#### AIM OF THE EXERCISE
Exclude the pictures, then repeat the remaining data exactly.

#### SOURCE RECORDS

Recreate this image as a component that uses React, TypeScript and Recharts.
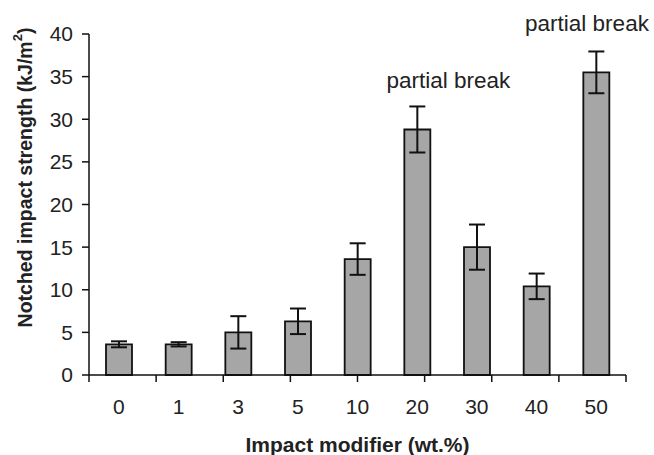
import React from 'react';
import { BarChart, Bar, XAxis, YAxis, ErrorBar, LabelList } from 'recharts';

const categories = ['0', '1', '3', '5', '10', '20', '30', '40', '50'];
const strength = [3.6, 3.6, 5.0, 6.3, 13.6, 28.8, 15.0, 10.4, 35.5];
const errors = [0.35, 0.25, 1.9, 1.5, 1.85, 2.7, 2.65, 1.5, 2.45];
const notes = ['', '', '', '', '', 'partial break', '', '', 'partial break'];
const yTicks = [0, 5, 10, 15, 20, 25, 30, 35, 40];
const edgeTicks = [0, 1, 2, 3, 4, 5, 6, 7, 8, 9];

const data = categories.map((c, i) => ({
  name: c,
  value: strength[i],
  err: errors[i],
  note: notes[i],
}));

const W = 654;
const H = 455;
const FONT = '"Liberation Sans", Arial, sans-serif';

const NoteLabel = (props: any) => {
  const { x, y, width, value } = props;
  if (!value) return null;
  // shifted right of the bar, but kept inside the picture
  const cx = Math.min(x + width / 2 + 31, W - 67);
  return (
    <text x={cx} y={y - 41} textAnchor="middle" fontSize={22.5} fill="#222" fontFamily={FONT}>
      {value}
    </text>
  );
};

const YTitle = (props: any) => {
  const vb = props.viewBox || { x: 0, y: 34, width: 89, height: 341 };
  const cx = 25;
  const cy = vb.y + vb.height / 2 - 27;
  return (
    <text
      x={cx}
      y={cy}
      transform={`rotate(-90, ${cx}, ${cy})`}
      textAnchor="middle"
      dominantBaseline="central"
      fontSize={19.5}
      fontWeight="bold"
      fill="#222"
      fontFamily={FONT}
    >
      Notched impact strength (kJ/m
      <tspan fontSize={13} dy={-8}>2</tspan>
      <tspan dy={8}>)</tspan>
    </text>
  );
};

export default function App() {
  return (
    <div style={{ position: 'absolute', left: 0, top: 0, background: '#fff' }}>
      <BarChart
        width={W}
        height={H}
        data={data}
        margin={{ top: 34, right: 28, left: 0, bottom: 0 }}
      >
        <XAxis
          xAxisId="a_edge"
          type="number"
          domain={[0, 9]}
          ticks={edgeTicks}
          tickFormatter={() => ''}
          height={1}
          tickSize={7}
          axisLine={{ stroke: '#111', strokeWidth: 1.5 }}
          tickLine={{ stroke: '#111', strokeWidth: 1.5 }}
        />
        <XAxis
          xAxisId="b_cat"
          dataKey="name"
          height={79}
          axisLine={false}
          tickLine={false}
          tickSize={8}
          tickMargin={15}
          interval={0}
          tick={{ fontSize: 21, fill: '#222', fontFamily: FONT }}
          label={{
            value: 'Impact modifier (wt.%)',
            position: 'insideBottom',
            offset: 3,
            fontSize: 21,
            fontWeight: 'bold',
            fill: '#222',
            fontFamily: FONT,
          }}
        />
        <YAxis
          width={89}
          domain={[0, 40]}
          ticks={yTicks}
          interval={0}
          tickSize={7}
          tickMargin={9}
          axisLine={{ stroke: '#111', strokeWidth: 1.5 }}
          tickLine={{ stroke: '#111', strokeWidth: 1.5 }}
          tick={{ fontSize: 21, fill: '#222', fontFamily: FONT }}
          label={<YTitle />}
        />
        <Bar
          xAxisId="b_cat"
          dataKey="value"
          barSize={26}
          fill="#a6a6a6"
          stroke="#111"
          strokeWidth={1.8}
          isAnimationActive={false}
        >
          <ErrorBar dataKey="err" width={8} stroke="#111" strokeWidth={2} direction="y" />
          <LabelList dataKey="note" content={<NoteLabel />} />
        </Bar>
      </BarChart>
    </div>
  );
}
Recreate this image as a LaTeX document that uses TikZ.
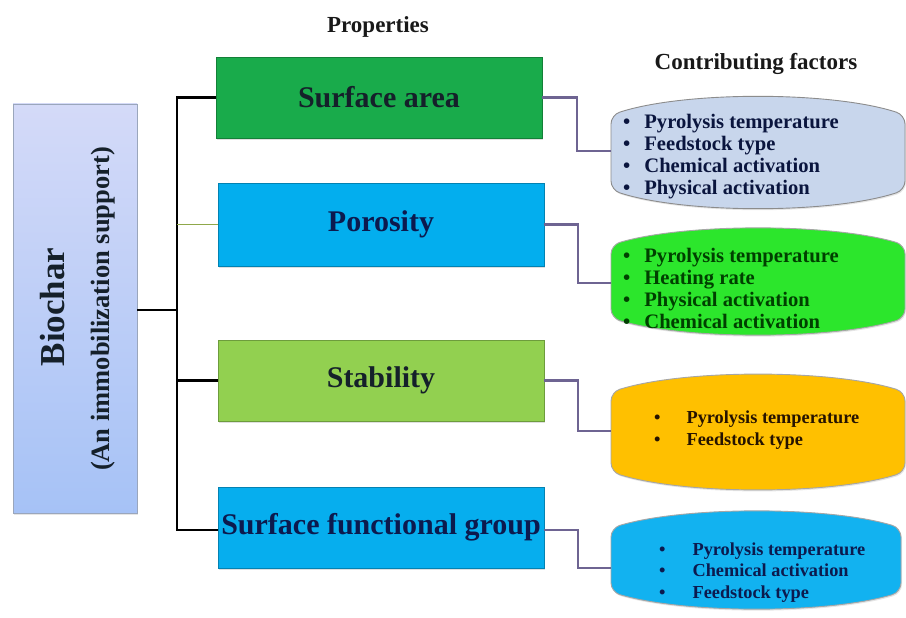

#### RESPONSE TO THIS EXERCISE
Recreate this image as a component that uses React, TypeScript and Recharts.
import React from 'react';
import { BarChart, Bar, XAxis, YAxis, ErrorBar, LabelList } from 'recharts';

const categories = ['0', '1', '3', '5', '10', '20', '30', '40', '50'];
const strength = [3.6, 3.6, 5.0, 6.3, 13.6, 28.8, 15.0, 10.4, 35.5];
const errors = [0.35, 0.25, 1.9, 1.5, 1.85, 2.7, 2.65, 1.5, 2.45];
const notes = ['', '', '', '', '', 'partial break', '', '', 'partial break'];
const yTicks = [0, 5, 10, 15, 20, 25, 30, 35, 40];
const edgeTicks = [0, 1, 2, 3, 4, 5, 6, 7, 8, 9];

const data = categories.map((c, i) => ({
  name: c,
  value: strength[i],
  err: errors[i],
  note: notes[i],
}));

const W = 654;
const H = 455;
const FONT = '"Liberation Sans", Arial, sans-serif';

const NoteLabel = (props: any) => {
  const { x, y, width, value } = props;
  if (!value) return null;
  // shifted right of the bar, but kept inside the picture
  const cx = Math.min(x + width / 2 + 31, W - 67);
  return (
    <text x={cx} y={y - 41} textAnchor="middle" fontSize={22.5} fill="#222" fontFamily={FONT}>
      {value}
    </text>
  );
};

const YTitle = (props: any) => {
  const vb = props.viewBox || { x: 0, y: 34, width: 89, height: 341 };
  const cx = 25;
  const cy = vb.y + vb.height / 2 - 27;
  return (
    <text
      x={cx}
      y={cy}
      transform={`rotate(-90, ${cx}, ${cy})`}
      textAnchor="middle"
      dominantBaseline="central"
      fontSize={19.5}
      fontWeight="bold"
      fill="#222"
      fontFamily={FONT}
    >
      Notched impact strength (kJ/m
      <tspan fontSize={13} dy={-8}>2</tspan>
      <tspan dy={8}>)</tspan>
    </text>
  );
};

export default function App() {
  return (
    <div style={{ position: 'absolute', left: 0, top: 0, background: '#fff' }}>
      <BarChart
        width={W}
        height={H}
        data={data}
        margin={{ top: 34, right: 28, left: 0, bottom: 0 }}
      >
        <XAxis
          xAxisId="a_edge"
          type="number"
          domain={[0, 9]}
          ticks={edgeTicks}
          tickFormatter={() => ''}
          height={1}
          tickSize={7}
          axisLine={{ stroke: '#111', strokeWidth: 1.5 }}
          tickLine={{ stroke: '#111', strokeWidth: 1.5 }}
        />
        <XAxis
          xAxisId="b_cat"
          dataKey="name"
          height={79}
          axisLine={false}
          tickLine={false}
          tickSize={8}
          tickMargin={15}
          interval={0}
          tick={{ fontSize: 21, fill: '#222', fontFamily: FONT }}
          label={{
            value: 'Impact modifier (wt.%)',
            position: 'insideBottom',
            offset: 3,
            fontSize: 21,
            fontWeight: 'bold',
            fill: '#222',
            fontFamily: FONT,
          }}
        />
        <YAxis
          width={89}
          domain={[0, 40]}
          ticks={yTicks}
          interval={0}
          tickSize={7}
          tickMargin={9}
          axisLine={{ stroke: '#111', strokeWidth: 1.5 }}
          tickLine={{ stroke: '#111', strokeWidth: 1.5 }}
          tick={{ fontSize: 21, fill: '#222', fontFamily: FONT }}
          label={<YTitle />}
        />
        <Bar
          xAxisId="b_cat"
          dataKey="value"
          barSize={26}
          fill="#a6a6a6"
          stroke="#111"
          strokeWidth={1.8}
          isAnimationActive={false}
        >
          <ErrorBar dataKey="err" width={8} stroke="#111" strokeWidth={2} direction="y" />
          <LabelList dataKey="note" content={<NoteLabel />} />
        </Bar>
      </BarChart>
    </div>
  );
}
Recreate this image as a LaTeX document that uses TikZ.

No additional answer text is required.